– seafood and so much more
Given its close proximity to the Atlantic Ocean, seafood ranks highly in the local cuisine of the Silver Coast. But it is not all about fish – the countryside has its own rich tradition of hearty cooking and fine delicacies.
Peniche is the centre of the fishing industry in the Silver Coast. Fresh fish, notably sea bream and sea bass, are offloaded from the boats daily and available for sale within hours at restaurants and shops throughout the region. Just to the north is the stunning Óbidos lagoon at Foz do Arelho which has a wealth of eels, cockles, small sea bass, grey mullets, crabs, cuttle-fish and mussels.
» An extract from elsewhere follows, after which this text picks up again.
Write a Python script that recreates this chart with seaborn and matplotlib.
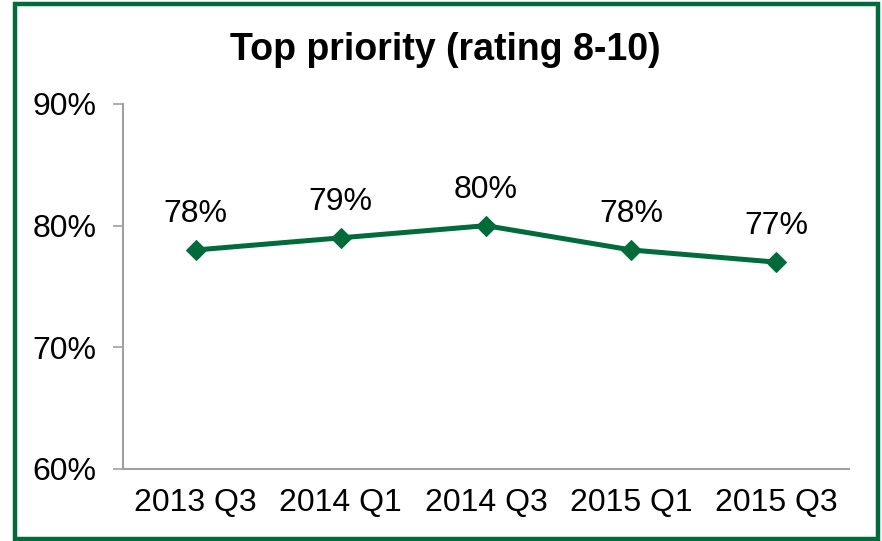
import pandas as pd
import matplotlib.pyplot as plt
import seaborn as sns
from matplotlib.patches import Rectangle
from matplotlib.ticker import FixedLocator, PercentFormatter

quarters = ["2013 Q3", "2014 Q1", "2014 Q3", "2015 Q1", "2015 Q3"]
top_priority = [78, 79, 80, 78, 77]
y_ticks = [60, 70, 80, 90]

df = pd.DataFrame({"Quarter": quarters, "Share": top_priority})

sns.set_style("white")
plt.rcParams['font.family'] = ['Liberation Sans', 'DejaVu Sans']
plt.rcParams['text.color'] = 'black'
plt.rcParams['xtick.labelcolor'] = 'black'
plt.rcParams['ytick.labelcolor'] = 'black'

green = "#006B3A"
grey = "#A0A0A0"

fig = plt.figure(figsize=(8.82, 5.41), dpi=100)
ax = fig.add_axes([0.1395, 0.1331, 0.8231, 0.6747])

sns.lineplot(data=df, x="Quarter", y="Share", ax=ax, color=green,
             linewidth=3.6, marker="D", markersize=10,
             markeredgecolor=green, sort=False)

for i, v in enumerate(top_priority):
    ax.annotate(f"{v}%", (i, v), xytext=(0, 26), textcoords="offset points",
                ha="center", va="center", fontsize=23, color="black")

ax.set_xlim(-0.5, len(quarters) - 0.5)
ax.set_ylim(60, 90)
ax.set_yticks(y_ticks)
ax.yaxis.set_major_formatter(PercentFormatter(decimals=0))
ax.xaxis.set_minor_locator(FixedLocator([i - 0.5 for i in range(len(quarters) + 1)]))
ax.tick_params(axis="x", which="major", length=0, pad=14, labelsize=23, labelcolor="black")
ax.tick_params(axis="x", which="minor", direction="in", length=7, width=1.2, color=grey)
ax.tick_params(axis="y", direction="out", length=7, width=1.2, color=grey,
               pad=12, labelsize=23, labelcolor="black", left=True)
ax.set_xlabel("")
ax.set_ylabel("")

for side in ["top", "right"]:
    ax.spines[side].set_visible(False)
for side in ["left", "bottom"]:
    ax.spines[side].set_color(grey)
    ax.spines[side].set_linewidth(1.5)

fig.text(0.505, 1 - 50 / 541, "Top priority (rating 8-10)", ha="center", va="center",
         fontsize=27, fontweight="bold", color="black")

fig.patches.append(Rectangle((15 / 882, 2 / 541), 863 / 882, 535 / 541,
                             transform=fig.transFigure, fill=False,
                             edgecolor=green, linewidth=3.2))

fig.savefig("out.png", dpi=100)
And on the other side of Peniche, near Lourinhã, is Porto de Barcas, site of the biggest shellfish farm in the country and a great place to enjoy this delicacy at its freshest with a glass of local white wine and the Atlantic Ocean as a backdrop.
The freshest ingredients
Not surprisingly the Caldeirada De Peixe (fish stew) is found on many local menus and is highly sought after for the freshness of its ingredients by the thousand of national and international tourists who come to this region to sample the local cuisine. Another important delicacy in the local cuisine is Lagosta Suada (literally, sweating lobster), lobster cooked gently with tomatoes and wine in a sealed pot.
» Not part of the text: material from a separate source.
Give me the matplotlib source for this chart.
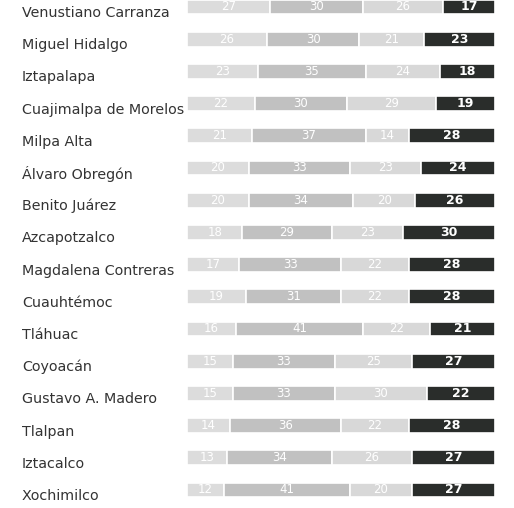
import numpy as np
import matplotlib
matplotlib.use('Agg')
import matplotlib.pyplot as plt
import matplotlib.transforms as mtransforms

alcaldias = ['Venustiano Carranza', 'Miguel Hidalgo', 'Iztapalapa', 'Cuajimalpa de Morelos',
             'Milpa Alta', 'Álvaro Obregón', 'Benito Juárez', 'Azcapotzalco',
             'Magdalena Contreras', 'Cuauhtémoc', 'Tláhuac', 'Coyoacán',
             'Gustavo A. Madero', 'Tlalpan', 'Iztacalco', 'Xochimilco']
seg1 = [27, 26, 23, 22, 21, 20, 20, 18, 17, 19, 16, 15, 15, 14, 13, 12]
seg2 = [30, 30, 35, 30, 37, 33, 34, 29, 33, 31, 41, 33, 33, 36, 34, 41]
seg3 = [26, 21, 24, 29, 14, 23, 20, 23, 22, 22, 22, 25, 30, 22, 26, 20]
seg4 = [17, 23, 18, 19, 28, 24, 26, 30, 28, 28, 21, 27, 22, 28, 27, 27]

colores = ['#dcdcdc', '#c1c1c1', '#d8d8d8', '#2a2d2b']
segs = [seg1, seg2, seg3, seg4]

fig = plt.figure(figsize=(5.14, 5.08), dpi=100)
ax = fig.add_axes([187/514, 0, (495-187)/514, 1])

y = np.arange(len(alcaldias))
izq = np.zeros(len(alcaldias))
for i, s in enumerate(segs):
    s = np.array(s)
    ax.barh(y, s, left=izq, height=0.46, color=colores[i], edgecolor='white', linewidth=1.2)
    for j in range(len(y)):
        ax.text(izq[j] + s[j] / 2, y[j], str(s[j]), ha='center', va='center',
                color='white', fontsize=9 if i == 3 else 8.5,
                fontweight='bold' if i == 3 else 'normal')
    izq = izq + s

ax.set_xlim(0, 100)
ax.set_ylim(15.56, -0.217)
ax.axis('off')

# nombres a la izquierda, un poco por debajo del centro de la barra
trans = mtransforms.blended_transform_factory(fig.transFigure, ax.transData)
trans = mtransforms.offset_copy(trans, fig=fig, y=-6, units='dots')
for j, nombre in enumerate(alcaldias):
    ax.text(22/514, y[j], nombre, transform=trans, ha='left', va='center',
            fontsize=10.3, color='#333333')

plt.savefig('out.png', dpi=100)
plt.close()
If it is seafood you are after this is the place to get it. Fish and shell-fish are served in every way imaginable in the local cuisine of the Silver Coast. Among the other dishes that are traditionally part of local cuisine are Sardinhas Grelhadas (grilled sardines), Bacalhau (salt cod), Bife de Atum (tuna steaks), Creme de Camarão (thick prawn soup) and
Bacalhau á Bràs (scrambled eggs with salted cod, potatoes and onions). Crab and squid are often served stuffed, with Lulas Recheadas à Lisbonense (stuffed squid Lisbon-style) being a great example of Portuguese seafood.
From the rural tradition the local cuisine has inherited dishes such as delicious pork casseroles, oven baked kid, stewed rabbit with rice, grilled skewers of beef with garlic and Leitão (suckling pig). Pork is also cooked with mussels in a Cataplana, a wok-like dish that seals in the flavours.
Particular specialities well worth trying include the bean pies from Torres Vedras, Cozido à Portuguesa (boiled meats and sausages with vegetables), Frango Assado (roast chicken), Favada à Portuguesa (a dish of butter beans and cuts of pork which is slow cooked for hours) and Carne de Porco à Alentejana (pork cubes served with clams – not strictly a Silver Coast dish but one the local cuisine has made its own).
Sweet local traditions
Those with a sweet tooth will love the local cuisine of the Silver Coast. The choice is vast and as sweet as you can stand. Many came originally from local convents and monasteries and have become entrenched in the local cuisine over the centuries.
Trouxas de Ovos and Lampreias de Ovos are sweet dishes made with eggs while from Caldas da Rainha come Cavacas (light crisp cakes). Further inland in the villages around Rio Maior the speciality is a sponge cake called Paes de Lo. As well as being sweet, all carry a hint of the taste of the apples and pears that the Silver Coast is so well known for.